What needs to be done: Strip the pictures and reproduce the rest of the listing exactly.

※ ※ ※

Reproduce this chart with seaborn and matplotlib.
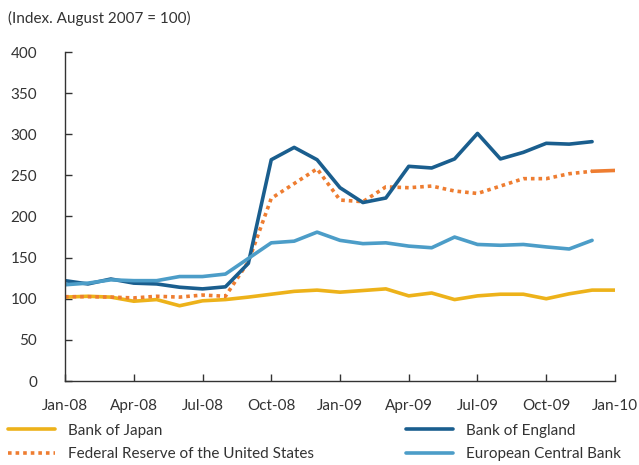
import pandas as pd
import matplotlib
matplotlib.use("Agg")
import matplotlib.pyplot as plt
import seaborn as sns

# monthly observations, Jan-08 .. Jan-10
months = pd.date_range("2008-01-01", "2010-01-01", freq="MS")

boj = [102, 103, 102, 97, 99, 91.5, 97.5, 99, 102, 105.5, 109, 110.5,
       108, 110, 112, 103.5, 107, 99, 103.5, 105.5, 105.5, 100, 106, 110.5, 110.5]
fed = [102.5, 102.5, 102, 101, 103, 102, 104.5, 103, 145, 222, 240, 258,
       220, 218, 236, 235, 237, 231, 228, 237, 246, 246, 252, 255, 256]
boe = [122, 118, 124, 119, 118, 114, 112, 114.5, 143, 269, 284, 269,
       235, 217, 222.5, 261, 259, 270, 301, 270, 278, 289, 288, 291]
ecb = [117, 119, 123, 122, 122, 127, 127, 130, 149, 168, 170, 181,
       171, 167, 168, 164, 162, 175, 166, 165, 166, 163, 160.5, 171]

tick_labels = ["Jan-08", "Apr-08", "Jul-08", "Oct-08", "Jan-09",
               "Apr-09", "Jul-09", "Oct-09", "Jan-10"]

c_boj = "#EDB21A"
c_fed = "#EE7D31"
c_boe = "#1A5E8E"
c_ecb = "#4C9DC8"

sns.set_style("ticks")
plt.rcParams["font.family"] = ["Lato", "DejaVu Sans"]

fig = plt.figure(figsize=(6.39, 4.65), dpi=100)
ax = fig.add_axes([65 / 639, 84 / 465, 550 / 639, 329 / 465])

x = list(range(len(months)))
lw = 2.6
sns.lineplot(x=x, y=boj, color=c_boj, lw=lw, ax=ax, label="Bank of Japan")
sns.lineplot(x=x[:-1], y=fed[:-1], color=c_fed, lw=lw, ax=ax,
             label="Federal Reserve of the United States", linestyle=(0, (1, 1.1)))
sns.lineplot(x=x[-2:], y=fed[-2:], color=c_fed, lw=lw, ax=ax)
sns.lineplot(x=x[:len(boe)], y=boe, color=c_boe, lw=lw, ax=ax, label="Bank of England")
sns.lineplot(x=x[:len(ecb)], y=ecb, color=c_ecb, lw=lw, ax=ax, label="European Central Bank")

ax.set_xlim(0, 24)
ax.set_ylim(0, 400)
ax.set_xticks(range(0, 25, 3))
ax.set_xticklabels(tick_labels)
ax.set_yticks(range(0, 401, 50))
ax.tick_params(direction="in", length=5, width=1, color="#333333",
               labelsize=11, labelcolor="#333333")
ax.tick_params(axis="x", pad=13)
ax.tick_params(axis="y", pad=20)
for s in ["top", "right"]:
    ax.spines[s].set_visible(False)
for s in ["left", "bottom"]:
    ax.spines[s].set_linewidth(1)
    ax.spines[s].set_color("#333333")
ax.set_xlabel("")
ax.set_ylabel("")

handles, labels = ax.get_legend_handles_labels()
ax.legend(handles, labels,
          ncol=2, loc="upper left", bbox_to_anchor=(-57 / 550, -0.13),
          frameon=False, fontsize=11, handlelength=3.1, handletextpad=0.85,
          columnspacing=6.0, labelspacing=0.62, borderaxespad=0, borderpad=0,
          labelcolor="#333333")

fig.text(8 / 639, 1 - 18 / 465, "(Index. August 2007 = 100)", fontsize=11,
         color="#333333", va="center", ha="left")

fig.savefig("out.png", dpi=100)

※ ※ ※

Complete output:
Reproduce this chart with seaborn and matplotlib.
import pandas as pd
import matplotlib
matplotlib.use("Agg")
import matplotlib.pyplot as plt
import seaborn as sns

# monthly observations, Jan-08 .. Jan-10
months = pd.date_range("2008-01-01", "2010-01-01", freq="MS")

boj = [102, 103, 102, 97, 99, 91.5, 97.5, 99, 102, 105.5, 109, 110.5,
       108, 110, 112, 103.5, 107, 99, 103.5, 105.5, 105.5, 100, 106, 110.5, 110.5]
fed = [102.5, 102.5, 102, 101, 103, 102, 104.5, 103, 145, 222, 240, 258,
       220, 218, 236, 235, 237, 231, 228, 237, 246, 246, 252, 255, 256]
boe = [122, 118, 124, 119, 118, 114, 112, 114.5, 143, 269, 284, 269,
       235, 217, 222.5, 261, 259, 270, 301, 270, 278, 289, 288, 291]
ecb = [117, 119, 123, 122, 122, 127, 127, 130, 149, 168, 170, 181,
       171, 167, 168, 164, 162, 175, 166, 165, 166, 163, 160.5, 171]

tick_labels = ["Jan-08", "Apr-08", "Jul-08", "Oct-08", "Jan-09",
               "Apr-09", "Jul-09", "Oct-09", "Jan-10"]

c_boj = "#EDB21A"
c_fed = "#EE7D31"
c_boe = "#1A5E8E"
c_ecb = "#4C9DC8"

sns.set_style("ticks")
plt.rcParams["font.family"] = ["Lato", "DejaVu Sans"]

fig = plt.figure(figsize=(6.39, 4.65), dpi=100)
ax = fig.add_axes([65 / 639, 84 / 465, 550 / 639, 329 / 465])

x = list(range(len(months)))
lw = 2.6
sns.lineplot(x=x, y=boj, color=c_boj, lw=lw, ax=ax, label="Bank of Japan")
sns.lineplot(x=x[:-1], y=fed[:-1], color=c_fed, lw=lw, ax=ax,
             label="Federal Reserve of the United States", linestyle=(0, (1, 1.1)))
sns.lineplot(x=x[-2:], y=fed[-2:], color=c_fed, lw=lw, ax=ax)
sns.lineplot(x=x[:len(boe)], y=boe, color=c_boe, lw=lw, ax=ax, label="Bank of England")
sns.lineplot(x=x[:len(ecb)], y=ecb, color=c_ecb, lw=lw, ax=ax, label="European Central Bank")

ax.set_xlim(0, 24)
ax.set_ylim(0, 400)
ax.set_xticks(range(0, 25, 3))
ax.set_xticklabels(tick_labels)
ax.set_yticks(range(0, 401, 50))
ax.tick_params(direction="in", length=5, width=1, color="#333333",
               labelsize=11, labelcolor="#333333")
ax.tick_params(axis="x", pad=13)
ax.tick_params(axis="y", pad=20)
for s in ["top", "right"]:
    ax.spines[s].set_visible(False)
for s in ["left", "bottom"]:
    ax.spines[s].set_linewidth(1)
    ax.spines[s].set_color("#333333")
ax.set_xlabel("")
ax.set_ylabel("")

handles, labels = ax.get_legend_handles_labels()
ax.legend(handles, labels,
          ncol=2, loc="upper left", bbox_to_anchor=(-57 / 550, -0.13),
          frameon=False, fontsize=11, handlelength=3.1, handletextpad=0.85,
          columnspacing=6.0, labelspacing=0.62, borderaxespad=0, borderpad=0,
          labelcolor="#333333")

fig.text(8 / 639, 1 - 18 / 465, "(Index. August 2007 = 100)", fontsize=11,
         color="#333333", va="center", ha="left")

fig.savefig("out.png", dpi=100)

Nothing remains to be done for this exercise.